All the mysteries are specially tailored for this seamless operation to continue forever. Prayer is the operation that reifies it and makes it vivid for the believer. “Divine illumination,” however, while having no limit in principle, is limited to the confines (the assurances) of the Absolute. For anyone disabused of the Mystery, the contrary is the case: there is no primordial Light that is not overshadowed by its own lack of sense, its own ruse of comfort. To be disabused of the myth therefore entails a rather ambivalent, or even unwanted, fate: it is not to see anything any clearer; it is to peer into the “night,” that is, to see the sight of no-sight, a sight that sees its own blindness. How much easier it would be to live with an Absolute to fall back on, a God to guarantee the meaning of our discourse and our life! But here, self-authenticating Light will no longer do. It can only temporarily mask an instability or uneasiness (or darkness) at the origin of sense. It offers answers and condolences, saving us from the need to make sense of things on our own, for ourselves. Whereas we have no use for explanations once we understand the (infinite) demand for (a finite) sense. Indeed, then any “explanation” or “reason” takes us in exactly the wrong direction. Then, no matter how glorious our ascension into the Absolute may feel, doing so we succumb to the worst kind of evil. And if we know it is no good, we are wrong to do it (even if what we’re left with is horrifying).

“There is lack somewhere; to name it God is to cork it up,” writes Lacan. I think there is something undeniably modern in the need we feel to not cork up the “lack,” to leave the lack in sense open to us and in us. As Derrida tells us quite early on, one’s proximity to this “nothing” is the very birth-engine of art/writing (“the blind origin of the work in its darkness”). Blanchot has a similar admonition: keep watch over absent meaning. To which we could add: do not siphon this absence through any given discourse (religious or not). There is no guarantee that this watch will be successful; but really, the very idea of “success” is being effaced here. In fact, all success is refused because any accomplished signification would fail to meet the “omnipresent” demand for sense (and it is obvious that many discourses that proclaim to be disabused of the Absolute still feign accomplished signification and so fall prey to the same traps). Success must be refused because there is no Absolute (no Truth, no History, etc.) guaranteeing the validity of our discourse any longer. And by “our discourse,” I of course mean “our life.”

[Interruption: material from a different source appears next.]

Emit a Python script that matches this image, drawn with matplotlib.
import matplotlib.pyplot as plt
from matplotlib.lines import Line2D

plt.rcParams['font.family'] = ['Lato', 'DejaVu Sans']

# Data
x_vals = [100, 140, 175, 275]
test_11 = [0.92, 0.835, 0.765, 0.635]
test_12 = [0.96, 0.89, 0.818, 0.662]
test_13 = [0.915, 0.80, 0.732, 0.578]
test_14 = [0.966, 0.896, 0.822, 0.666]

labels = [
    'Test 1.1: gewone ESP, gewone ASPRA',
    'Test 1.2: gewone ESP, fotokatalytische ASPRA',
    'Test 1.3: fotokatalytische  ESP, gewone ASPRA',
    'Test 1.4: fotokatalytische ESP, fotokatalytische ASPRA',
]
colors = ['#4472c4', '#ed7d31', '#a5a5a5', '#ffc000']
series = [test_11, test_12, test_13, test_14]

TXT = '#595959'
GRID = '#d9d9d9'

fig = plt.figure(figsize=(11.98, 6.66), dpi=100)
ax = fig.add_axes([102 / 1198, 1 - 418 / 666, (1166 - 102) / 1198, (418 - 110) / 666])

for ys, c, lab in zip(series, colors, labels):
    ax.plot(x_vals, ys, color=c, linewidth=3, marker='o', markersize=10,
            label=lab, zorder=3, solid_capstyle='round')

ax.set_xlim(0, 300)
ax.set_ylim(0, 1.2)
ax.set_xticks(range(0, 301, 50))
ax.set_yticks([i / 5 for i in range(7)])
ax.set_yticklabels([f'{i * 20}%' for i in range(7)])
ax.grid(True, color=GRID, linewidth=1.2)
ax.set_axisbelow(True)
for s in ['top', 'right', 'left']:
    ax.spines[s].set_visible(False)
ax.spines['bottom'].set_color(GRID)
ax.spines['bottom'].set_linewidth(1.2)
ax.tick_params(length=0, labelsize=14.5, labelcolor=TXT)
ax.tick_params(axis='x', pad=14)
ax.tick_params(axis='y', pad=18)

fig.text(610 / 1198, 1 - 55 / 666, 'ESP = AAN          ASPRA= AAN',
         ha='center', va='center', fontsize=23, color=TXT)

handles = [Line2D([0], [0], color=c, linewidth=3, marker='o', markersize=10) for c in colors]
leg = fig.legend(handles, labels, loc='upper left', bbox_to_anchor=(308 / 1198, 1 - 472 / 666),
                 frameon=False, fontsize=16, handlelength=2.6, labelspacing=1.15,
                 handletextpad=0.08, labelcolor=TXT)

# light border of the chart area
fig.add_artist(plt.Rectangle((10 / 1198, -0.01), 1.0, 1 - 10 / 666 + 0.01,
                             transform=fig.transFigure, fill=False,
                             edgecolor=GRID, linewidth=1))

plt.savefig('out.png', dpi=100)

Nothing guarantees the sense of these words because nothing needs to. No need for beliefs and/or for knowledge. Naked existence, naked thought is precisely what is demanded of a world stripped-bare of the Absolute. We are exposed in common to this lack, this naked existence that has no “givens,” no “given meanings.” And so we are exposed to this demand to make sense; and this demand is not to be finished one fine day, but held suspended and incomplete before death itself. We are exposed as “beings of sense”: yes, indeed, we exist. A common and maddening re-petitioning of sense that takes us to its, and our, limit, without any resorption in any system of meaning. Where the self once found its cozy place in the bosom of the Absolute, now there is only the restlessness of a “self” that can’t for one single second remain itself, a “self” thrown into its own self-absenting gesture– and this just to make some sense. What remains is this passion of the origin that constitutively defers itself. What is left is writing.